Kalau kita sudah keluar maka nanti kita tidak bisa masuk lagi ke ruang
receptionist”. Setelah memastikan semuanya beres, ya kami menghela bagasi ke luar.
Dan siap menunggu kedatangan taxi.
Pagi terasa
dingin dan sepi. Jalan raya juga sepi. Beberapa taxi juga lalu lalang, namun
belum ada yang mengarah ke depan apartemen punthill. Aku berkata pada teman
kalau- kalau sopir taxi lupa dan tidak
tahu dengan nomor HP dan juga alamat kita. Ya kami masih khawatir, namun
kemudian sebuah taxi putih masuk menuju kea rah kami.

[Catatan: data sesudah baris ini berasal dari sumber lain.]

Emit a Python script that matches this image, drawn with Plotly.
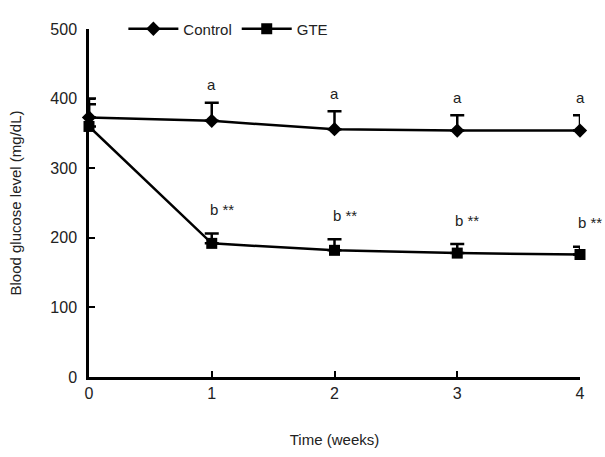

“Good morning….How are you ?”
Sapa sopir taxi berkulit putih.
“Thank you,
anda datang sangat tepat waktu dan kami sudah menunggu taxi anda”. Aku membantu
sopir memasukan barang- barang ke dalam box belakang taxi dan tak lama setelah
itu taxi melaju.
Kami saling
bertukar cerita dengan sopir taxi dalam bahasa Inggris. Aku duduk di depan
dengan alas an aku sebagai guide dan bahasa Inggrisku sangat bagus disbanding
dua temanku yang lain. Sopir tersebut juga dahulunya sebagai immigrant
keturunan Eropa- aku lupa nama negaranya, namun bukan England. Setelah beberapa
menit kami sampai di Bandar udara Melbourne dan ia mengantarkan kami ke gate
bagian transfer menuju Sydney.
“How much we must pay..?”
“79
dollar…” Jawabnya. Oh berarti lebih sedikit dari Rp. 800. Ribu. Kami
menyerahkan dollar dan kemudian saling bersalaman dengan akrabnya. Kami
mengikuti langkah penumpang lain menuju ruangan counter pelabuhan. Ruangan
terminalnya sangat megah. Namun kami merasa bengong kemana mau pergi.
“Beda ya
dengan bandara di Padang atau di Jakarta. Di sini tidak terlihat counternya dan
juga tidak ada petugas counter” Yang terlihat hanya banyak mesin mungkin itu
namanya counter machine. Digunakan untuk memesan tiket dan juga untuk mengabil
kertas gulungan buat ditempel pada bagasi.
Kami
bertiga juga mencoba untuk menggunakan counter machine. Kami sudah mencoba
mengisi formulir lewat layar monitor pada counter machine…wah gagal lagi. Desi
melihat sekeliling dan ada seorang muslimah berkulit putih- memakai jilbab.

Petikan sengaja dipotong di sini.